• Supplied information
++++++++

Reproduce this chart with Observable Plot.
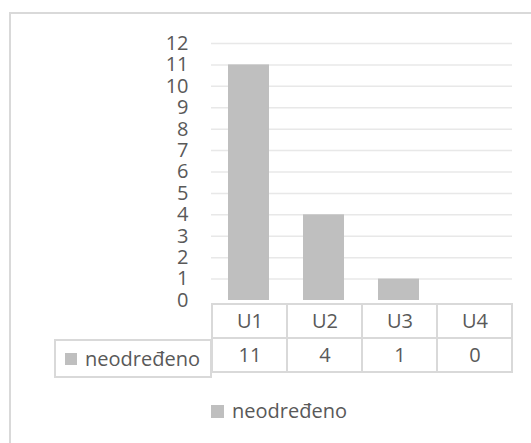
<!DOCTYPE html>
<html>
<head>
<meta charset="utf-8">
<script src="https://cdn.jsdelivr.net/npm/d3@7"></script>
<script src="https://cdn.jsdelivr.net/npm/@observablehq/plot@0.6"></script>
<style>
  html, body { margin: 0; padding: 0; background: #fff; }
  #wrap { position: relative; width: 531px; height: 443px; overflow: hidden; font-family: "Open Sans", sans-serif; color: #595959; }
  #frame { position: absolute; left: 9px; top: 12px; width: 526px; height: 500px; border: 2px solid #D9D9D9; box-sizing: border-box; }
  .abs { position: absolute; left: 0; top: 0; }
  #rowhead { position: absolute; left: 54px; top: 339px; width: 158px; height: 39px; box-sizing: border-box; border: 2px solid #D9D9D9; display: flex; align-items: center; padding-left: 9px; gap: 8px; font-size: 20px; background: #fff; }
  .sw { width: 12px; height: 12px; background: #BFBFBF; flex: none; }
  #legend { position: absolute; left: 211px; top: 399px; display: flex; align-items: center; gap: 8px; font-size: 20px; line-height: 24px; }
  #legend .sw { width: 13px; height: 13px; }
</style>
</head>
<body>
<div id="wrap">
  <div id="frame"></div>
</div>
<script>
const categories = ["U1", "U2", "U3", "U4"];
const seriesName = "neodređeno";
const values = [11, 4, 1, 0];
const yTicks = [0, 1, 2, 3, 4, 5, 6, 7, 8, 9, 10, 11, 12];

const data = categories.map((c, i) => ({cat: c, value: values[i]}));
const style = {fontFamily: "Open Sans", fontSize: "20px", color: "#595959", background: "transparent", overflow: "visible"};

const chart = Plot.plot({
  width: 531, height: 305,
  marginTop: 43, marginBottom: 5, marginLeft: 211, marginRight: 19,
  style,
  x: {domain: categories, paddingInner: 0.45, paddingOuter: 0.225, axis: null},
  y: {domain: [0, 12], axis: null},
  marks: [
    Plot.ruleY(yTicks.filter(t => t > 0), {stroke: "#E8E8E8", strokeWidth: 1.5}),
    Plot.barY(data, {x: "cat", y: "value", fill: "#BFBFBF"}),
    Plot.axisY(yTicks, {tickSize: 0, tickPadding: 23, label: null, fontSize: 20, fill: "#595959"})
  ]
});
chart.classList.add("abs");

const rows = ["head", "val"];
const cells = [];
for (const r of rows) for (const c of categories) cells.push({cat: c, row: r});

const table = Plot.plot({
  width: 531, height: 85,
  marginTop: 8, marginBottom: 8, marginLeft: 211, marginRight: 19,
  style,
  x: {domain: categories, padding: 0, axis: null},
  y: {domain: rows, padding: 0, axis: null},
  marks: [
    Plot.cell(cells, {x: "cat", y: "row", fill: "white", stroke: "#D9D9D9", strokeWidth: 2, inset: 0}),
    Plot.text(categories, {x: d => d, y: () => "head", text: d => d, fontSize: 20, fill: "#595959"}),
    Plot.text(data, {x: "cat", y: () => "val", text: d => String(d.value), fontSize: 20, fill: "#595959"})
  ]
});
table.classList.add("abs");
table.style.top = "295px";

const wrap = document.getElementById("wrap");
wrap.appendChild(chart);
wrap.appendChild(table);

const rowhead = document.createElement("div");
rowhead.id = "rowhead";
rowhead.innerHTML = '<span class="sw"></span><span></span>';
rowhead.lastChild.textContent = seriesName;
wrap.appendChild(rowhead);

const legend = document.createElement("div");
legend.id = "legend";
legend.innerHTML = '<span class="sw"></span><span></span>';
legend.lastChild.textContent = seriesName;
wrap.appendChild(legend);
</script>
</body>
</html>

++++++++

• Exercise details
Set the data above down again exactly as given, with no pictures.

• Complete answer
Reproduce this chart with Observable Plot.
<!DOCTYPE html>
<html>
<head>
<meta charset="utf-8">
<script src="https://cdn.jsdelivr.net/npm/d3@7"></script>
<script src="https://cdn.jsdelivr.net/npm/@observablehq/plot@0.6"></script>
<style>
  html, body { margin: 0; padding: 0; background: #fff; }
  #wrap { position: relative; width: 531px; height: 443px; overflow: hidden; font-family: "Open Sans", sans-serif; color: #595959; }
  #frame { position: absolute; left: 9px; top: 12px; width: 526px; height: 500px; border: 2px solid #D9D9D9; box-sizing: border-box; }
  .abs { position: absolute; left: 0; top: 0; }
  #rowhead { position: absolute; left: 54px; top: 339px; width: 158px; height: 39px; box-sizing: border-box; border: 2px solid #D9D9D9; display: flex; align-items: center; padding-left: 9px; gap: 8px; font-size: 20px; background: #fff; }
  .sw { width: 12px; height: 12px; background: #BFBFBF; flex: none; }
  #legend { position: absolute; left: 211px; top: 399px; display: flex; align-items: center; gap: 8px; font-size: 20px; line-height: 24px; }
  #legend .sw { width: 13px; height: 13px; }
</style>
</head>
<body>
<div id="wrap">
  <div id="frame"></div>
</div>
<script>
const categories = ["U1", "U2", "U3", "U4"];
const seriesName = "neodređeno";
const values = [11, 4, 1, 0];
const yTicks = [0, 1, 2, 3, 4, 5, 6, 7, 8, 9, 10, 11, 12];

const data = categories.map((c, i) => ({cat: c, value: values[i]}));
const style = {fontFamily: "Open Sans", fontSize: "20px", color: "#595959", background: "transparent", overflow: "visible"};

const chart = Plot.plot({
  width: 531, height: 305,
  marginTop: 43, marginBottom: 5, marginLeft: 211, marginRight: 19,
  style,
  x: {domain: categories, paddingInner: 0.45, paddingOuter: 0.225, axis: null},
  y: {domain: [0, 12], axis: null},
  marks: [
    Plot.ruleY(yTicks.filter(t => t > 0), {stroke: "#E8E8E8", strokeWidth: 1.5}),
    Plot.barY(data, {x: "cat", y: "value", fill: "#BFBFBF"}),
    Plot.axisY(yTicks, {tickSize: 0, tickPadding: 23, label: null, fontSize: 20, fill: "#595959"})
  ]
});
chart.classList.add("abs");

const rows = ["head", "val"];
const cells = [];
for (const r of rows) for (const c of categories) cells.push({cat: c, row: r});

const table = Plot.plot({
  width: 531, height: 85,
  marginTop: 8, marginBottom: 8, marginLeft: 211, marginRight: 19,
  style,
  x: {domain: categories, padding: 0, axis: null},
  y: {domain: rows, padding: 0, axis: null},
  marks: [
    Plot.cell(cells, {x: "cat", y: "row", fill: "white", stroke: "#D9D9D9", strokeWidth: 2, inset: 0}),
    Plot.text(categories, {x: d => d, y: () => "head", text: d => d, fontSize: 20, fill: "#595959"}),
    Plot.text(data, {x: "cat", y: () => "val", text: d => String(d.value), fontSize: 20, fill: "#595959"})
  ]
});
table.classList.add("abs");
table.style.top = "295px";

const wrap = document.getElementById("wrap");
wrap.appendChild(chart);
wrap.appendChild(table);

const rowhead = document.createElement("div");
rowhead.id = "rowhead";
rowhead.innerHTML = '<span class="sw"></span><span></span>';
rowhead.lastChild.textContent = seriesName;
wrap.appendChild(rowhead);

const legend = document.createElement("div");
legend.id = "legend";
legend.innerHTML = '<span class="sw"></span><span></span>';
legend.lastChild.textContent = seriesName;
wrap.appendChild(legend);
</script>
</body>
</html>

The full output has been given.